Farm News  |   April 30, 2024

Pollinator News

Entomologist David Notton on the new honey bee colony found at the farm, and the work to support pollinators…

A closeup of a bee on a purple flower amongst herbaceous green

This article is by David Notton, professional entomologist specialising in bees and wasps, who is a regular visitor and volunteer, logging many biological recordings (mainly plants and insects) at Lauriston Farm…

As the weather warms more bees are out and about, including a honey bee colony recently found in the fallen Ash by the Market Garden (video below).

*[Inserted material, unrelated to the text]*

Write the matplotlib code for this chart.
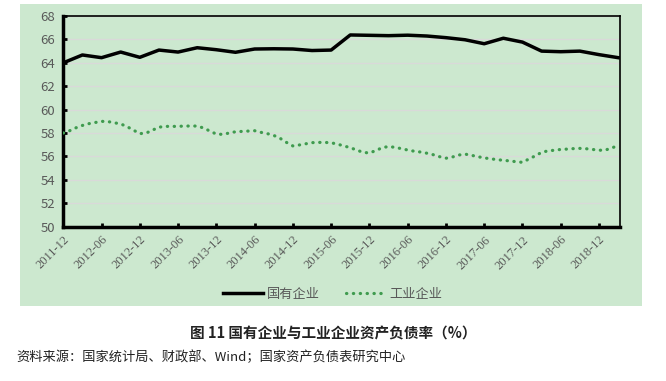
#================================================================================
# State-owned vs industrial enterprise debt-to-asset ratio (%)
#================================================================================

import matplotlib.pyplot as plt
from matplotlib.patches import Rectangle

plt.rcParams['font.family'] = ['Noto Sans CJK SC', 'DejaVu Sans']

#================================================================================
# Data (month index 0 = 2011-12)

tick_labels = ["2011-12", "2012-06", "2012-12", "2013-06", "2013-12", "2014-06",
               "2014-12", "2015-06", "2015-12", "2016-06", "2016-12", "2017-06",
               "2017-12", "2018-06", "2018-12"]

# 国有企业, quarterly
soe_months = list(range(0, 88, 3))
soe_ratio = [64.0, 64.67, 64.44, 64.92, 64.47, 65.09, 64.92, 65.29, 65.12, 64.9,
             65.18, 65.2, 65.18, 65.05, 65.09, 66.38, 66.35, 66.32, 66.36, 66.29,
             66.15, 65.97, 65.63, 66.1, 65.77, 65.0, 64.95, 65.0, 64.7, 64.44]

# 工业企业, monthly
ind_months = list(range(0, 88))
ind_ratio = [58.0, 58.2, 58.45, 58.65, 58.8, 58.9, 59.0, 58.98, 58.88, 58.78,
             58.55, 58.25, 57.95, 58.0, 58.25, 58.5, 58.57, 58.57, 58.57, 58.6,
             58.6, 58.6, 58.43, 58.17, 57.91, 57.89, 58.0, 58.11, 58.14, 58.17,
             58.2, 58.06, 57.95, 57.8, 57.55, 57.2, 56.9, 56.98, 57.08, 57.18,
             57.2, 57.2, 57.17, 57.05, 56.9, 56.75, 56.55, 56.35, 56.3, 56.5,
             56.75, 56.85, 56.78, 56.67, 56.55, 56.45, 56.38, 56.28, 56.15, 55.98,
             55.85, 55.95, 56.12, 56.2, 56.1, 55.98, 55.88, 55.8, 55.73, 55.67,
             55.62, 55.55, 55.5, 55.78, 56.05, 56.35, 56.48, 56.53, 56.6, 56.63,
             56.67, 56.69, 56.66, 56.6, 56.53, 56.55, 56.72, 56.95]

#================================================================================
# Plot

bg = "#cce8cf"
txt = "#595959"

fig = plt.figure(figsize=(6.66, 3.81), dpi=100)
fig.patches.append(Rectangle((0.030, 0.197), 0.934, 0.793, transform=fig.transFigure,
                             facecolor=bg, edgecolor="none", zorder=-5))

ax = fig.add_axes([0.095, 0.405, 0.836, 0.553])
ax.set_facecolor(bg)

ax.plot(soe_months, soe_ratio, color="black", lw=2.5, label="国有企业", zorder=3)
ax.plot(ind_months, ind_ratio, color="#3f9b4f", lw=2.3, linestyle=(0, (0.1, 2.05)),
        dash_capstyle="round", label="工业企业", zorder=3)

ax.set_xlim(0, 87.3)
ax.set_ylim(50, 68)
ax.set_yticks(range(50, 69, 2))
ax.set_xticks(range(0, 85, 6))
ax.set_xticklabels(tick_labels, rotation=45, ha="right", rotation_mode="anchor",
                   family="Liberation Serif", fontsize=9, color=txt)
ax.tick_params(axis="y", labelsize=9.5, labelcolor=txt, direction="in",
               length=3, width=2, pad=6)
ax.tick_params(axis="x", direction="in", length=3, width=2, pad=5)
ax.grid(axis="y", color="#d9d9d9", lw=1)
ax.set_axisbelow(True)

for side in ["left", "bottom"]:
    ax.spines[side].set_linewidth(2.5)
for side in ["top", "right"]:
    ax.spines[side].set_linewidth(1.2)

fig.legend(loc="center", bbox_to_anchor=(0.5, 0.228), ncol=2, frameon=False,
           fontsize=9.5, labelcolor=txt, handlelength=3, columnspacing=2,
           handletextpad=0.3)

fig.text(0.5, 0.125, "图 11 国有企业与工业企业资产负债率（%）", ha="center",
         va="center", fontsize=10.5, fontweight="bold", color="#222222")
fig.text(0.025, 0.062, "资料来源：国家统计局、财政部、Wind；国家资产负债表研究中心",
         ha="left", va="center", fontsize=9.5, color="#222222")

fig.savefig("out.png", dpi=100)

Visitors, please keep a safe distance – honey bees are not usually aggressive but will defend their nest!

 

Video of wild bee colony, by Huw Pennell

 

The Farm is home to many kinds of pollinator: honey bees, bumble bees, solitary bees, wasps, flies, beetles, moths and butterflies. They carry pollen between flowers, helping seeds and fruits to set. The Farm needs pollinators for fruit and seed crops – the Seed Kist would be half empty without insect pollination – and also to ensure cross-pollination and genetic health of wild plants. So we’re keeping a close eye on their numbers. Recent surveys have found more than 190 kinds of insect at Lauriston Farm. Butterfly Conservation Trust volunteer Huw Pennell is monitoring trends in bumble bees and butterflies to see how improvements to the Farm are helping, and I have recently starting monitoring moths.

Closeup of a bee covered in pollen, on a purple flower

Carder bumble bee pollinating Knapweed (David Notton)

 

So what about honey bees? The popular media focuses on honey bees more than other pollinators. However, honey bees are mostly domesticated and are not threatened in the UK, so “saving” them does not help our native pollinators, any more than conserving chickens helps wild bird populations! Worse still, recent studies show large honey bee populations can impact wild bees by competition and spreading disease. At Lauriston Farm, honey bees are already abundant because of the large number of hives in the apiary at Lauriston Castle. Wild colonies would be much more spread out (at less than one colony per square kilometre). This is why I recommend the Farm works to support native, wild pollinators rather than introducing more honey bees.

 

Closeup of a butterfly with a brown body and orange wings, with brown, yellow and blue pattern

Butterflies are pollinators too – Small tortoiseshell at Creeping thistle (David Notton)

 

Ongoing Farm projects already embrace a wide range of native pollinators at landscape scale. The farm is growing new hedgerows and leaving wild areas, which will provide more nectar and pollen resources – the messy bits often have most wildflowers! The new trees will also have valuable flowers, especially the orchard trees, and so will the planted wildflower strip (north field) and wildflower mound (by the Community Allotments). Shelter will be enhanced as trees mature, and the farm can create nest/hibernation sites by maintaining standing dead wood, scrub, tussocky grassland and creating bee banks. Of course, they don’t use insecticides as the Farm is organic. Plans for conservation grazing (unfortunately delayed by vigilante fence-cutting) could help to increase botanical diversity in the north field, and the new wildflower nursery has plans to grow and sell wildflowers more widely. Working with nature is definitely the way to go – it’s exciting to see how it will develop.